| SHORT EXERCISE |
Write out the data below in full, unchanged, minus the images.

>> Begin DATA SEGMENT

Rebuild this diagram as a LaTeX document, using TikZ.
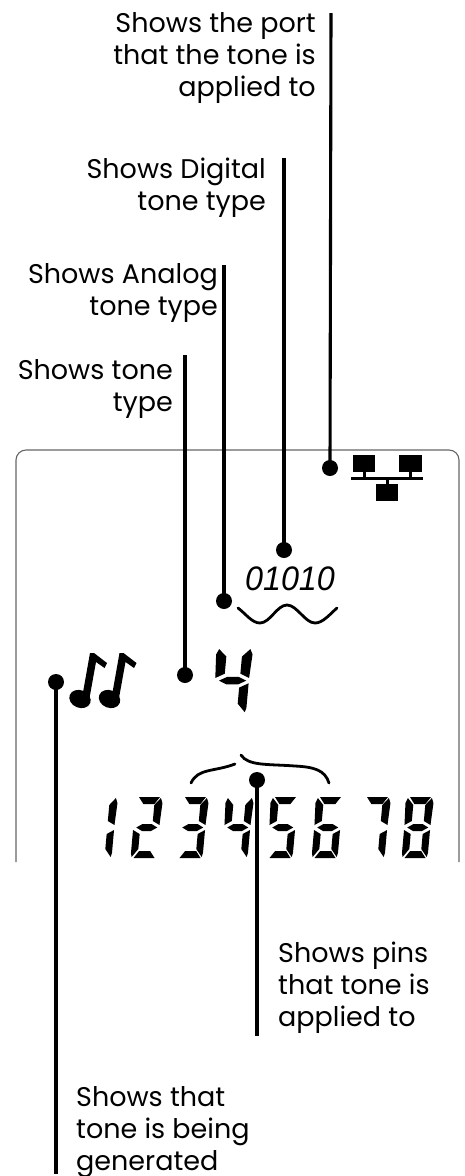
\documentclass[tikz,border=0pt]{standalone}
\usepackage{fontspec}
\setmainfont{Poppins}
\newfontfamily\digitfont[FakeStretch=0.95]{Liberation Sans}
\tikzset{
  dot/.style={circle,fill=black,draw=none,minimum size=16pt,inner sep=0pt},
  lead/.style={black,line width=3.1pt},
  lbl/.style={inner sep=0pt,font=\fontsize{27}{32}\selectfont,text=black},
  lblr/.style={lbl,align=right,anchor=north east},
  lbll/.style={lbl,align=left,anchor=north west},
  seg/.style={fill=black,draw=none,line join=round},
  curvy/.style={black,line width=2.8pt,line cap=round},
  panel/.style={draw=black!60,line width=1.1pt,rounded corners=10pt}
}
% segments in local coordinates: 26 wide, 61 high
\newcommand{\sA}{\fill[seg] (3,0)--(24,0)--(19,7)--(8,7)--cycle;}
\newcommand{\sB}{\fill[seg] (25,1)--(27,6)--(26,28)--(19,24)--(19,8)--cycle;}
\newcommand{\sC}{\fill[seg] (26,33)--(26,56)--(25,60)--(19,52)--(19,37)--cycle;}
\newcommand{\sD}{\fill[seg] (3,61)--(24,61)--(19,54)--(8,54)--cycle;}
\newcommand{\sE}{\fill[seg] (0,33)--(0,56)--(1,60)--(7,52)--(7,37)--cycle;}
\newcommand{\sF}{\fill[seg] (1,1)--(-1,6)--(0,28)--(7,24)--(7,8)--cycle;}
\newcommand{\sG}{\fill[seg] (3,30.5)--(9,27)--(18,27)--(24,30.5)--(18,34)--(9,34)--cycle;}
\newcommand{\segdigit}[3]{\begin{scope}[shift={(#1,#2)},xslant=0.09]#3\end{scope}}
\begin{document}
\begin{tikzpicture}[x=1pt,y=-1pt]
\useasboundingbox (0,0) rectangle (465,1176);
\clip (0,0) rectangle (465,1176);
% panel
\draw[panel] (16,862) -- (16,450) -- (459,450) -- (459,862);
% labels
\node[lblr] (tPort) at (316,12) {Shows the port\\that the tone is\\applied to};
\node[lblr] (tDig) at (266,158) {Shows Digital\\tone type};
\node[lblr] (tAna) at (218,263) {Shows Analog\\tone type};
\node[lblr] (tTone) at (173,359) {Shows tone\\type};
\node[lbll] (tPins) at (278,942) {Shows pins\\that tone is\\applied to};
\node[lbll] (tGen) at (76,1086) {Shows that\\tone is being\\generated};
% dots and leaders
\node[dot] (dPort) at (330,468) {};
\node[dot] (dDig) at (284,550) {};
\node[dot] (dAna) at (224,601) {};
\node[dot] (dTone) at (185,675) {};
\node[dot] (dGen) at (56,682) {};
\node[dot] (dPins) at (257,780) {};
\coordinate (ePort) at (331,13);
\coordinate (eDig) at (284,158);
\coordinate (eAna) at (224,265);
\coordinate (eTone) at (185,355);
\coordinate (eGen) at (56,1174);
\coordinate (ePins) at (257,1036);
\draw[lead] (dPort.center) -- (ePort);
\draw[lead] (dDig.center) -- (eDig);
\draw[lead] (dAna.center) -- (eAna);
\draw[lead] (dTone.center) -- (eTone);
\draw[lead] (dGen.center) -- (eGen);
\draw[lead] (dPins.center) -- (ePins);
% network icon
\fill (353,455) rectangle (375,472);
\fill (399,455) rectangle (422,472);
\fill (376,484) rectangle (398,501);
\fill (351,476.5) rectangle (423,479.5);
\fill (362.5,472) rectangle (365.5,478);
\fill (408.5,472) rectangle (411.5,478);
\fill (385.5,478) rectangle (388.5,484);
% 01010 and wave
\node[inner sep=0pt,anchor=base,font=\digitfont\itshape\fontsize{34}{34}\selectfont] (tBits) at (290,590) {01010};
\draw[curvy] (238,608) .. controls (246,614) and (252,623) .. (260,623) .. controls (270,623) and (277,605) .. (287,605) .. controls (297,605) and (305,623) .. (315,623) .. controls (323,623) and (330,614) .. (337,608);
% notes
\foreach \ox in {0,29.5}{
  \begin{scope}[shift={(\ox,0)}]
  \fill[rotate around={-22:(80,699)}] (80,699) ellipse [x radius=11,y radius=8.8];
  \fill[line join=round] (82,698) -- (89.5,698) -- (96,662) -- (104.5,668) -- (107,663) -- (94,653) -- (90,653) -- cycle;
  \end{scope}
}
% big digit 4
\begin{scope}[shift={(218,648)},xslant=0.09,xscale=1.3,yscale=1.07]
\sB \sC \sF \sG
\end{scope}
% brace
\draw[curvy] (191,783) .. controls (198,768) and (214,772) .. (235,764);
\draw[curvy] (241,755) .. controls (248,766) and (268,764) .. (295,766) .. controls (314,767) and (325,770) .. (329,783);
% pin digits
\segdigit{91}{797}{\sB \sC}
\segdigit{136}{797}{\sA \sB \sG \sE \sD}
\segdigit{182}{797}{\sA \sB \sG \sC \sD}
\segdigit{227}{797}{\sF \sB \sG \sC}
\segdigit{272}{797}{\sA \sF \sG \sC \sD}
\segdigit{317}{797}{\sA \sF \sG \sE \sC \sD}
\segdigit{364}{797}{\sA \sB \sC}
\segdigit{407}{797}{\sA \sB \sC \sD \sE \sF \sG}
\end{tikzpicture}
\end{document}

>> End DATA SEGMENT

| RESULT OF THE TASK |
Rebuild this diagram as a LaTeX document, using TikZ.
\documentclass[tikz,border=0pt]{standalone}
\usepackage{fontspec}
\setmainfont{Poppins}
\newfontfamily\digitfont[FakeStretch=0.95]{Liberation Sans}
\tikzset{
  dot/.style={circle,fill=black,draw=none,minimum size=16pt,inner sep=0pt},
  lead/.style={black,line width=3.1pt},
  lbl/.style={inner sep=0pt,font=\fontsize{27}{32}\selectfont,text=black},
  lblr/.style={lbl,align=right,anchor=north east},
  lbll/.style={lbl,align=left,anchor=north west},
  seg/.style={fill=black,draw=none,line join=round},
  curvy/.style={black,line width=2.8pt,line cap=round},
  panel/.style={draw=black!60,line width=1.1pt,rounded corners=10pt}
}
% segments in local coordinates: 26 wide, 61 high
\newcommand{\sA}{\fill[seg] (3,0)--(24,0)--(19,7)--(8,7)--cycle;}
\newcommand{\sB}{\fill[seg] (25,1)--(27,6)--(26,28)--(19,24)--(19,8)--cycle;}
\newcommand{\sC}{\fill[seg] (26,33)--(26,56)--(25,60)--(19,52)--(19,37)--cycle;}
\newcommand{\sD}{\fill[seg] (3,61)--(24,61)--(19,54)--(8,54)--cycle;}
\newcommand{\sE}{\fill[seg] (0,33)--(0,56)--(1,60)--(7,52)--(7,37)--cycle;}
\newcommand{\sF}{\fill[seg] (1,1)--(-1,6)--(0,28)--(7,24)--(7,8)--cycle;}
\newcommand{\sG}{\fill[seg] (3,30.5)--(9,27)--(18,27)--(24,30.5)--(18,34)--(9,34)--cycle;}
\newcommand{\segdigit}[3]{\begin{scope}[shift={(#1,#2)},xslant=0.09]#3\end{scope}}
\begin{document}
\begin{tikzpicture}[x=1pt,y=-1pt]
\useasboundingbox (0,0) rectangle (465,1176);
\clip (0,0) rectangle (465,1176);
% panel
\draw[panel] (16,862) -- (16,450) -- (459,450) -- (459,862);
% labels
\node[lblr] (tPort) at (316,12) {Shows the port\\that the tone is\\applied to};
\node[lblr] (tDig) at (266,158) {Shows Digital\\tone type};
\node[lblr] (tAna) at (218,263) {Shows Analog\\tone type};
\node[lblr] (tTone) at (173,359) {Shows tone\\type};
\node[lbll] (tPins) at (278,942) {Shows pins\\that tone is\\applied to};
\node[lbll] (tGen) at (76,1086) {Shows that\\tone is being\\generated};
% dots and leaders
\node[dot] (dPort) at (330,468) {};
\node[dot] (dDig) at (284,550) {};
\node[dot] (dAna) at (224,601) {};
\node[dot] (dTone) at (185,675) {};
\node[dot] (dGen) at (56,682) {};
\node[dot] (dPins) at (257,780) {};
\coordinate (ePort) at (331,13);
\coordinate (eDig) at (284,158);
\coordinate (eAna) at (224,265);
\coordinate (eTone) at (185,355);
\coordinate (eGen) at (56,1174);
\coordinate (ePins) at (257,1036);
\draw[lead] (dPort.center) -- (ePort);
\draw[lead] (dDig.center) -- (eDig);
\draw[lead] (dAna.center) -- (eAna);
\draw[lead] (dTone.center) -- (eTone);
\draw[lead] (dGen.center) -- (eGen);
\draw[lead] (dPins.center) -- (ePins);
% network icon
\fill (353,455) rectangle (375,472);
\fill (399,455) rectangle (422,472);
\fill (376,484) rectangle (398,501);
\fill (351,476.5) rectangle (423,479.5);
\fill (362.5,472) rectangle (365.5,478);
\fill (408.5,472) rectangle (411.5,478);
\fill (385.5,478) rectangle (388.5,484);
% 01010 and wave
\node[inner sep=0pt,anchor=base,font=\digitfont\itshape\fontsize{34}{34}\selectfont] (tBits) at (290,590) {01010};
\draw[curvy] (238,608) .. controls (246,614) and (252,623) .. (260,623) .. controls (270,623) and (277,605) .. (287,605) .. controls (297,605) and (305,623) .. (315,623) .. controls (323,623) and (330,614) .. (337,608);
% notes
\foreach \ox in {0,29.5}{
  \begin{scope}[shift={(\ox,0)}]
  \fill[rotate around={-22:(80,699)}] (80,699) ellipse [x radius=11,y radius=8.8];
  \fill[line join=round] (82,698) -- (89.5,698) -- (96,662) -- (104.5,668) -- (107,663) -- (94,653) -- (90,653) -- cycle;
  \end{scope}
}
% big digit 4
\begin{scope}[shift={(218,648)},xslant=0.09,xscale=1.3,yscale=1.07]
\sB \sC \sF \sG
\end{scope}
% brace
\draw[curvy] (191,783) .. controls (198,768) and (214,772) .. (235,764);
\draw[curvy] (241,755) .. controls (248,766) and (268,764) .. (295,766) .. controls (314,767) and (325,770) .. (329,783);
% pin digits
\segdigit{91}{797}{\sB \sC}
\segdigit{136}{797}{\sA \sB \sG \sE \sD}
\segdigit{182}{797}{\sA \sB \sG \sC \sD}
\segdigit{227}{797}{\sF \sB \sG \sC}
\segdigit{272}{797}{\sA \sF \sG \sC \sD}
\segdigit{317}{797}{\sA \sF \sG \sE \sC \sD}
\segdigit{364}{797}{\sA \sB \sC}
\segdigit{407}{797}{\sA \sB \sC \sD \sE \sF \sG}
\end{tikzpicture}
\end{document}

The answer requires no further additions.